Perhaps Geoff will follow on, and if so, maybe that'll swing the pendulum back.
Mojician's excellent post is very compelling.
Baker keeps saying of Leuke, 'He's guilty, he's guilty, in the eyes of the law he's guilty. I can only report the facts of the case.'
Well in the eyes of the law, OJ Simpson was innocent of murder. ; ) To re-phrase what I've said before, I think Baker has lost a bit of the context in which things are taking place. His characterization of Leuke's crime and plea bargain don't take in to account the realities of plea bargaining as Mojician illustrates. And his characterization of Zdureincik's bungling of the trade for Leuke don't take in to account the realities of corporate operations, how executives may handle communicating to protect their superiors or other relationships.
That's not to say Baker shouldn't be reporting what he's worked so hard to learn.
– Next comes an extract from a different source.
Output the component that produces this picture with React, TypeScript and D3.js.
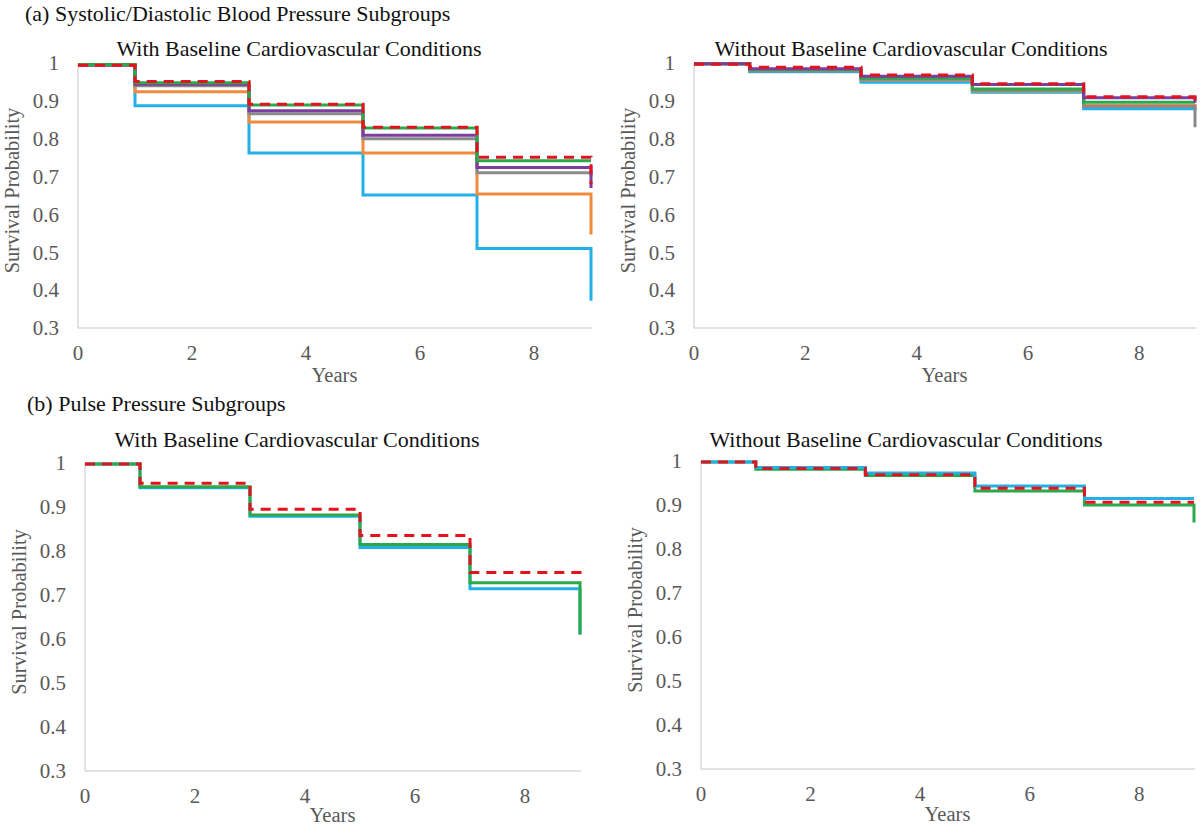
import React from "react";
import * as d3 from "d3";

// ---- data ----
const years = [0, 1, 3, 5, 7, 9]; // step times; last value = value at end of follow-up (year 9)
const yTicks = [0.3, 0.4, 0.5, 0.6, 0.7, 0.8, 0.9, 1];
const xTicks = [0, 2, 4, 6, 8];

// (a) Systolic/Diastolic, with baseline CV conditions
const aWithBlue = [0.995, 0.887, 0.762, 0.651, 0.51, 0.372];
const aWithOrange = [0.995, 0.924, 0.844, 0.762, 0.654, 0.547];
const aWithGray = [0.995, 0.94, 0.866, 0.8, 0.71, 0.7];
const aWithPurple = [0.995, 0.944, 0.874, 0.809, 0.724, 0.67];
const aWithGreen = [0.996, 0.948, 0.889, 0.828, 0.742, 0.742];
const aWithRef = [0.994, 0.951, 0.891, 0.83, 0.751, 0.68];

// (a) without baseline CV conditions
const aWithoutBlue = [0.998, 0.977, 0.949, 0.923, 0.879, 0.875];
const aWithoutOrange = [0.998, 0.98, 0.955, 0.926, 0.888, 0.88];
const aWithoutGray = [0.998, 0.979, 0.957, 0.928, 0.885, 0.83];
const aWithoutPurple = [0.998, 0.985, 0.965, 0.943, 0.908, 0.895];
const aWithoutGreen = [0.998, 0.983, 0.96, 0.931, 0.896, 0.896];
const aWithoutRef = [0.997, 0.989, 0.968, 0.945, 0.911, 0.9];

// (b) Pulse pressure, with baseline CV conditions
const bWithBlue = [0.998, 0.944, 0.879, 0.808, 0.714, 0.61];
const bWithGreen = [0.998, 0.946, 0.882, 0.815, 0.728, 0.61];
const bWithRef = [0.998, 0.954, 0.895, 0.835, 0.751, 0.745];

// (b) without baseline CV conditions
const bWithoutBlue = [0.998, 0.985, 0.973, 0.943, 0.915, 0.915];
const bWithoutGreen = [0.998, 0.981, 0.967, 0.932, 0.9, 0.86];
const bWithoutRef = [0.998, 0.983, 0.969, 0.938, 0.906, 0.906];

const C = {
  blue: "#22b0e6",
  orange: "#ef8a3e",
  gray: "#8a8a8a",
  purple: "#7b3d9e",
  green: "#2aa84a",
  red: "#e3121c",
};

type Series = { values: number[]; color: string; dashed?: boolean };

const panels = [
  {
    title: "With Baseline Cardiovascular Conditions",
    titleX: 299, titleY: 56,
    left: 78, right: 591, top: 63, bottom: 328, yearsOff: 54,
    series: [
      { values: aWithBlue, color: C.blue },
      { values: aWithOrange, color: C.orange },
      { values: aWithGray, color: C.gray },
      { values: aWithPurple, color: C.purple },
      { values: aWithGreen, color: C.green },
      { values: aWithRef, color: C.red, dashed: true },
    ] as Series[],
  },
  {
    title: "Without Baseline Cardiovascular Conditions",
    titleX: 911, titleY: 56,
    left: 694, right: 1195, top: 63, bottom: 328, yearsOff: 54,
    series: [
      { values: aWithoutBlue, color: C.blue },
      { values: aWithoutOrange, color: C.orange },
      { values: aWithoutGray, color: C.gray },
      { values: aWithoutGreen, color: C.green },
      { values: aWithoutPurple, color: C.purple },
      { values: aWithoutRef, color: C.red, dashed: true },
    ] as Series[],
  },
  {
    title: "With Baseline Cardiovascular Conditions",
    titleX: 297, titleY: 447,
    left: 85, right: 580, top: 463, bottom: 771, yearsOff: 51,
    series: [
      { values: bWithBlue, color: C.blue },
      { values: bWithGreen, color: C.green },
      { values: bWithRef, color: C.red, dashed: true },
    ] as Series[],
  },
  {
    title: "Without Baseline Cardiovascular Conditions",
    titleX: 906, titleY: 447,
    left: 701, right: 1194, top: 461, bottom: 769, yearsOff: 52,
    series: [
      { values: bWithoutGreen, color: C.green },
      { values: bWithoutBlue, color: C.blue },
      { values: bWithoutRef, color: C.red, dashed: true },
    ] as Series[],
  },
];

const serif = "'Liberation Serif', 'Times New Roman', serif";
const axisGray = "#595959";

function Panel({ p }: { p: (typeof panels)[number] }) {
  const x = d3.scaleLinear().domain([0, 9]).range([p.left, p.right]);
  const y = d3.scaleLinear().domain([0.3, 1]).range([p.bottom, p.top]);
  const line = d3
    .line<[number, number]>()
    .x((d) => x(d[0]))
    .y((d) => y(d[1]))
    .curve(d3.curveStepAfter);
  const midY = (p.top + p.bottom) / 2 - 5;
  return (
    <g>
      <text x={p.titleX} y={p.titleY} textAnchor="middle" fontFamily={serif} fontSize={22} fill="#111">
        {p.title}
      </text>
      {/* axes */}
      <line x1={x(0)} x2={x(9) + 1} y1={y(0.3)} y2={y(0.3)} stroke="#d9d9d9" strokeWidth={1.5} />
      <line x1={x(0)} x2={x(0)} y1={y(0.3)} y2={y(1)} stroke="#d9d9d9" strokeWidth={1.5} />
      {yTicks.map((t) => (
        <text key={t} x={x(0) - 19} y={y(t)} dy="0.35em" textAnchor="end" fontFamily={serif} fontSize={21} fill={axisGray}>
          {String(t)}
        </text>
      ))}
      {xTicks.map((t) => (
        <text key={t} x={x(t)} y={y(0.3) + 32} textAnchor="middle" fontFamily={serif} fontSize={21} fill={axisGray}>
          {t}
        </text>
      ))}
      <text x={(p.left + p.right) / 2} y={y(0.3) + p.yearsOff} textAnchor="middle" fontFamily={serif} fontSize={20.5} fill={axisGray}>
        Years
      </text>
      <text
        transform={`translate(${p.left - 66},${midY}) rotate(-90)`}
        dy="0.35em"
        textAnchor="middle"
        fontFamily={serif}
        fontSize={20.5}
        fill={axisGray}
      >
        Survival Probability
      </text>
      {p.series.map((s, i) => (
        <path
          key={i}
          d={line(years.map((t, j) => [t, s.values[j]] as [number, number])) || ""}
          fill="none"
          stroke={s.color}
          strokeWidth={3}
          strokeDasharray={s.dashed ? "10 7" : undefined}
        />
      ))}
    </g>
  );
}

export default function App() {
  return (
    <svg
      width={1200}
      height={828}
      style={{ position: "absolute", left: 0, top: 0, background: "#fff" }}
    >
      <rect width={1200} height={828} fill="#fff" />
      <text x={25} y={21} fontFamily={serif} fontSize={22} fill="#111">
        (a)  Systolic/Diastolic Blood Pressure Subgroups
      </text>
      <text x={27} y={411} fontFamily={serif} fontSize={22} fill="#111">
        (b)  Pulse Pressure Subgroups
      </text>
      {panels.map((p, i) => (
        <Panel key={i} p={p} />
      ))}
    </svg>
  );
}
It has relevance and people are interested. It just shouldn't be blown out of proportion.
It reminds me a bit of NapGate. LaRue mentioned the nap thing in a sentence or two in the midst of a fairly innocuous blog post. The information blew up disproportionate to how he presented it. I think he got the weight of the issue right, in that he mentioned it but it wasn't too big a deal. Imagine if he had written a front page article about it. IMO, that would have been blowing the event out of proportion, similar to how Baker is blowing the Leuke thing out of proportion.
I'm sure Baker would object to that analogy, as the nature of the issues he's reporting are weightier. Regardless, a reporter (and his/her editor) needs to make a judgment call about how 'big' a story is. In the Leuke case, I think they misjudged it, to damaging effect.